Confessions of a Cat-holic (185)
- Amanda L © Leung Yuk Yiu

- Feb 11, 2022
- 3 min read
I thought the bootcamp thing was just a name tag, like super day, nothing too ominous. I had also been warned by an NYU graduate who came up to me at Barnes and Noble to share with me his traumatic experiences working in World Trade Center during 9/11. In order to escape for life, he had to walk down 42 floors of stairs down World Trade Center when the national disaster happened. He could not work anymore after that. Again, I overlooked the implications about what it meant to work with the brightest and most competitive people on Wall Street. I didn't know I was stepping into a war zone by agreeing to devoting myself into a banking career. I thought whatever PTSD and psychological harms he suffered was an outlier and standalone case; statistically speaking, I told myself I should look at the bigger picture. If the majority of my peers at Columbia ended up at Wall Street and did okay, I should too.
I had to admit that I went through hell that junior summer but now that I looked back, I would say that my traumatic experience didn't start at the commencement of my internship. It was earlier than that. I went through the first round of interviews on campus at the Career Education Center. Interestingly, I had been asked the same question again and again by different interviewers across different divisions from Morgan Stanley about how I handled pressure. I could not miss it anymore; they were hinting to me that the job was hard to handle and it was a challenging and tough environment at Morgan Stanley. The prime brokerage guys asked me that; the institutional equities guys asked me that; the fixed income guys asked me that. In the end, I was invited for a super day interview by the fixed income department.

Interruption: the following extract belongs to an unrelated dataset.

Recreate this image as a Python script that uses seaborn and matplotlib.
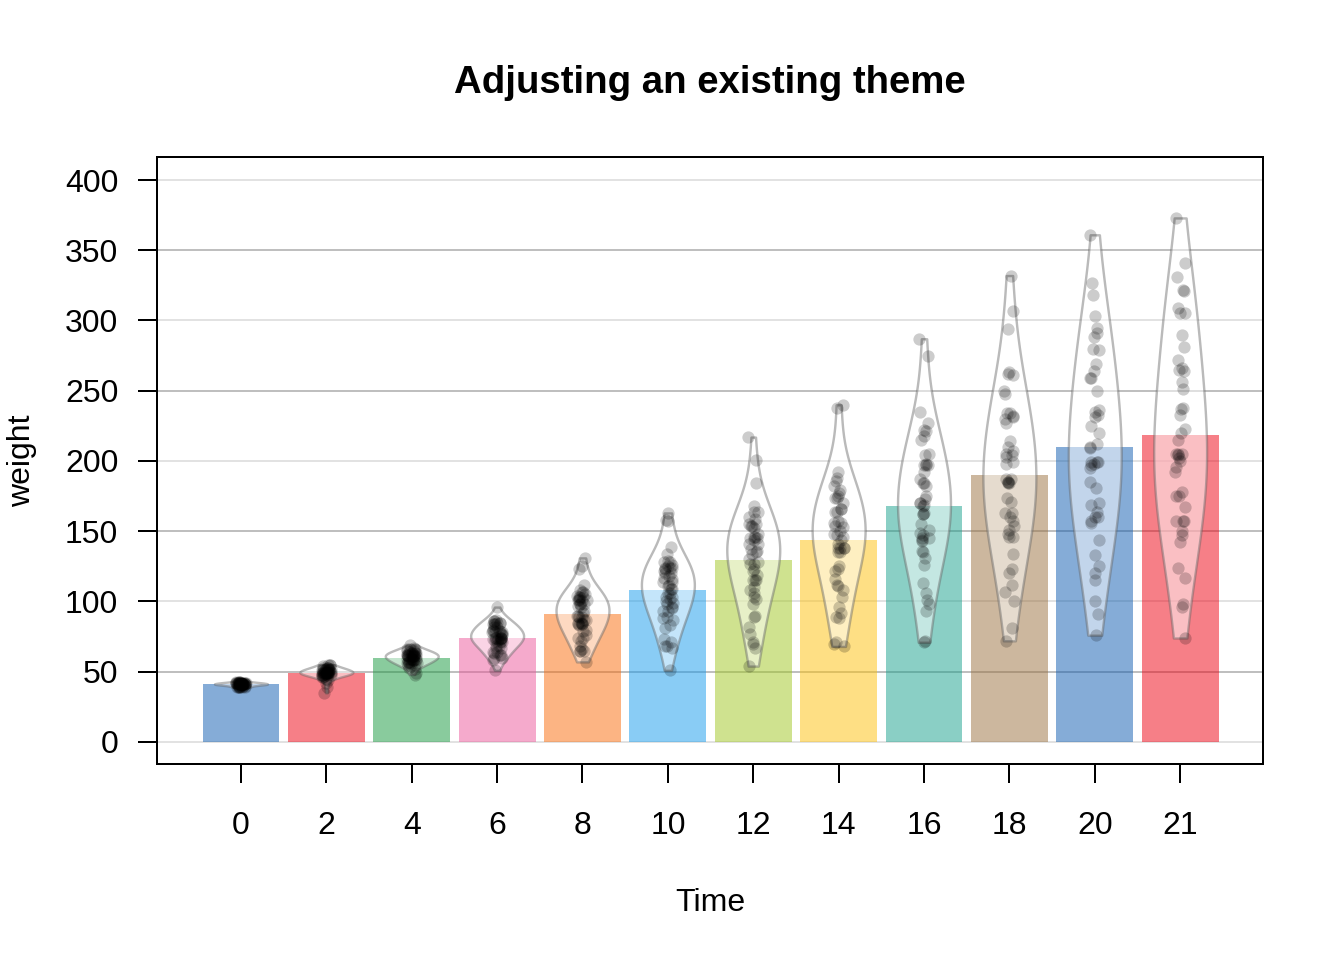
import matplotlib
matplotlib.use("Agg")
import matplotlib.pyplot as plt
import numpy as np
import pandas as pd
import seaborn as sns

times = ["0", "2", "4", "6", "8", "10", "12", "14", "16", "18", "20", "21"]

w0 = [42, 40, 43, 42, 41, 41, 41, 42, 42, 41, 43, 41, 41, 41, 41, 41, 42, 39, 43, 41,
      40, 41, 43, 42, 40, 42, 39, 39, 39, 42, 42, 41, 39, 41, 41, 39, 41, 41, 42, 41,
      42, 42, 42, 42, 41, 40, 41, 39, 40, 41]
w2 = [51, 49, 39, 49, 42, 49, 49, 50, 51, 44, 51, 49, 48, 49, 49, 45, 51, 35, 48, 47,
      50, 55, 52, 52, 49, 48, 46, 46, 48, 48, 53, 49, 50, 49, 53, 48, 48, 49, 50, 55,
      51, 49, 55, 51, 50, 52, 53, 50, 53, 54]
w4 = [59, 58, 55, 56, 48, 59, 57, 61, 59, 52, 63, 56, 53, 62, 56, 49, 61, 55, 54,
      62, 64, 61, 58, 62, 57, 58, 58, 59, 59, 62, 65, 63, 63, 64, 61, 56, 61, 61, 66,
      66, 63, 69, 65, 61, 62, 66, 62, 64, 67]
w6 = [64, 72, 67, 67, 60, 74, 71, 71, 68, 63, 84, 62, 60, 79, 64, 51, 72, 62, 58,
      86, 77, 73, 74, 78, 74, 73, 73, 74, 72, 73, 82, 77, 85, 87, 76, 68, 74, 78, 79,
      85, 84, 96, 86, 78, 82, 79, 80, 85, 84]
w8 = [76, 84, 84, 74, 79, 97, 89, 84, 85, 74, 112, 72, 65, 101, 68, 57, 83, 65, 65,
      125, 90, 90, 66, 102, 93, 87, 92, 87, 85, 85, 107, 96, 107, 123, 98, 80, 98, 89, 101,
      103, 103, 131, 103, 98, 101, 100, 104, 108, 105]
w10 = [93, 103, 99, 87, 106, 124, 112, 93, 96, 81, 139, 88, 67, 128, 68, 51, 89, 71, 73,
       163, 95, 103, 68, 124, 114, 100, 114, 106, 98, 102, 129, 111, 134, 158, 116, 83, 109, 109, 120,
       124, 126, 157, 118, 117, 120, 123, 125, 128, 122]
w12 = [106, 122, 115, 102, 141, 141, 146, 110, 90, 89, 168, 119, 71, 164, 67, 54, 98, 82, 77,
       217, 108, 127, 70, 146, 136, 115, 145, 134, 115, 123, 159, 137, 164, 201, 145, 103, 128, 130, 154,
       155, 160, 184, 127, 135, 144, 148, 154, 152, 155]
w14 = [125, 138, 138, 108, 164, 148, 174, 116, 92, 96, 177, 135, 70, 192, 68, 103, 88, 89,
       240, 111, 135, 71, 164, 147, 123, 156, 150, 122, 138, 179, 144, 186, 238, 166, 112, 154, 146, 182,
       153, 174, 188, 138, 141, 156, 157, 170, 166, 175]
w16 = [149, 162, 163, 136, 197, 155, 218, 126, 93, 101, 182, 162, 71, 227, 113, 106, 98,
       275, 131, 145, 72, 197, 169, 144, 184, 187, 143, 170, 221, 151, 235, 287, 198, 135, 192, 170, 215,
       175, 204, 197, 145, 147, 173, 168, 222, 184, 205]
w18 = [171, 187, 187, 154, 199, 160, 250, 134, 100, 112, 184, 185, 81, 248, 123, 120, 107,
       307, 148, 163, 72, 231, 205, 163, 207, 230, 151, 204, 263, 146, 294, 332, 227, 157, 232, 214, 262,
       184, 234, 198, 146, 174, 210, 185, 261, 203, 234]
w20 = [199, 209, 198, 160, 220, 160, 288, 125, 100, 120, 181, 195, 91, 259, 133, 144, 115,
       318, 164, 170, 76, 259, 236, 185, 212, 279, 157, 235, 291, 156, 327, 361, 225, 169, 280, 250, 295,
       199, 269, 199, 197, 231, 210, 303, 233, 264]
w21 = [205, 215, 202, 157, 223, 157, 305, 98, 124, 175, 205, 96, 266, 142, 157, 117,
       331, 167, 175, 74, 265, 251, 192, 233, 309, 150, 256, 305, 147, 341, 373, 220, 178, 290, 272, 321,
       204, 281, 200, 196, 238, 205, 322, 237, 264]

weights = [w0, w2, w4, w6, w8, w10, w12, w14, w16, w18, w20, w21]

# basel palette (yarrr), recycled
bar_colors = ["#0C5BB0", "#EE0011", "#15983D", "#EC579A", "#FA6B09", "#149BED",
              "#A1C720", "#FEC10B", "#16A08C", "#9A703E", "#0C5BB0", "#EE0011"]

df = pd.DataFrame({
    "Time": [t for t, w in zip(times, weights) for _ in w],
    "weight": [v for w in weights for v in w],
})

sns.set_theme(style="white")
plt.rcParams["font.family"] = ["Liberation Sans", "DejaVu Sans"]
plt.rcParams["text.color"] = "black"

fig = plt.figure(figsize=(7, 5), dpi=192)
ax = fig.add_axes([0.1168, 0.2042, 0.8229, 0.6323])

# grid lines, alternating shades
for g in range(0, 401, 50):
    col = "#B0B0B0" if g % 100 == 50 else "#DCDCDC"
    ax.axhline(g, color=col, lw=0.6, zorder=0)

sns.barplot(data=df, x="Time", y="weight", hue="Time", order=times, hue_order=times,
            palette=bar_colors, saturation=1, errorbar=None, width=0.9, alpha=0.5,
            legend=False, linewidth=0, ax=ax, zorder=1)

n_before = len(ax.collections)
sns.violinplot(data=df, x="Time", y="weight", order=times, inner=None, cut=0,
               density_norm="width", width=0.62, bw_method="silverman", bw_adjust=1.3,
               color="white", linewidth=0.9, ax=ax)
for coll in ax.collections[n_before:]:
    coll.set_facecolor((1, 1, 1, 0.5))
    coll.set_edgecolor((0.4, 0.4, 0.4, 0.45))
    coll.set_zorder(2)

np.random.seed(3)
sns.stripplot(data=df, x="Time", y="weight", order=times, color="black", alpha=0.2,
              size=4.6, jitter=0.06, linewidth=0, ax=ax, zorder=3)

ax.set_xlim(-0.984, 11.97)
ax.set_ylim(-15.66, 416.4)
ax.set_yticks(range(0, 401, 50))
ax.tick_params(axis="both", direction="out", length=7, width=0.75, color="black",
               labelsize=12, labelcolor="black")
ax.tick_params(axis="x", pad=10.5)
ax.tick_params(axis="y", pad=7.5)
ax.xaxis.set_ticks_position("bottom")
ax.yaxis.set_ticks_position("left")
for s in ax.spines.values():
    s.set_visible(True)
    s.set_color("black")
    s.set_linewidth(0.75)

ax.set_xlabel("Time", fontsize=12, color="black")
ax.set_ylabel("weight", fontsize=12, color="black")
ax.xaxis.set_label_coords(0.5, -0.205)
ax.yaxis.set_label_coords(-0.108, 0.5)
ax.set_title("Adjusting an existing theme", fontsize=14.4, fontweight="bold",
             color="black", pad=24)

fig.savefig("out.png", dpi=192)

I went through a series of 9 interviews in a row. I was grilled by different MDs on the trading floor on one single day. I was asked a bunch of quantitative questions such as cracking the square root of 2000 on the spot. My interviewers from my first round of interviews helped me prepare for these brain teaser questions in advance so there was nothing too unexpected and I did okay. They asked me questions on mathematical programming that was related to the optimization process with the use of setting constraints and solving objectives. The parameters I suggested were straight forward but they said that I was missing a gigantic piece of information; that was risk. He said that risks were a big component when looking at process optimization in finance. Okay, so I said I learned something new that day, and I thanked them for that. I was then interrogated by Bjarne Stroustrup with a bunch of questions regarding the application of Matlab and C coding. This guy was the inventor of C++. He was a big shot in coding. Even for a tech-idiot like me, I had heard his name and his works well before I met him in person. It was known to me that Morgan Stanley had the best people in information technology on Wall Street and I was impressed.
Then a forex (foreign exchange) senior MD asked me a bunch of mathematics questions that involved exponential growth and probability. He said that the foliage grew at a rate of doubling itself every day. If it took a year to fill up the whole pond, when was it that it was half filled? I told him the day before, almost within a second I was asked the question. He said he was very impressed with my response and that I was the only one of the 200 candidates who could answer that correctly on the spot. But it was just my high school mathematical problems I learned in textbook. I was good at memorizing solutions so it really wasn't that big of a deal. It was like those riddle gags and brain teasers, once you learned the trick and the punch line, you would remember forever.
At the end of the super day, I was taken to my interviewer who was the only Asian American on the trading floor to anticipate the results. He was the managing director for trading distressed bonds. He told me he worked in Hong Kong briefly a decade ago and that it was a fun time.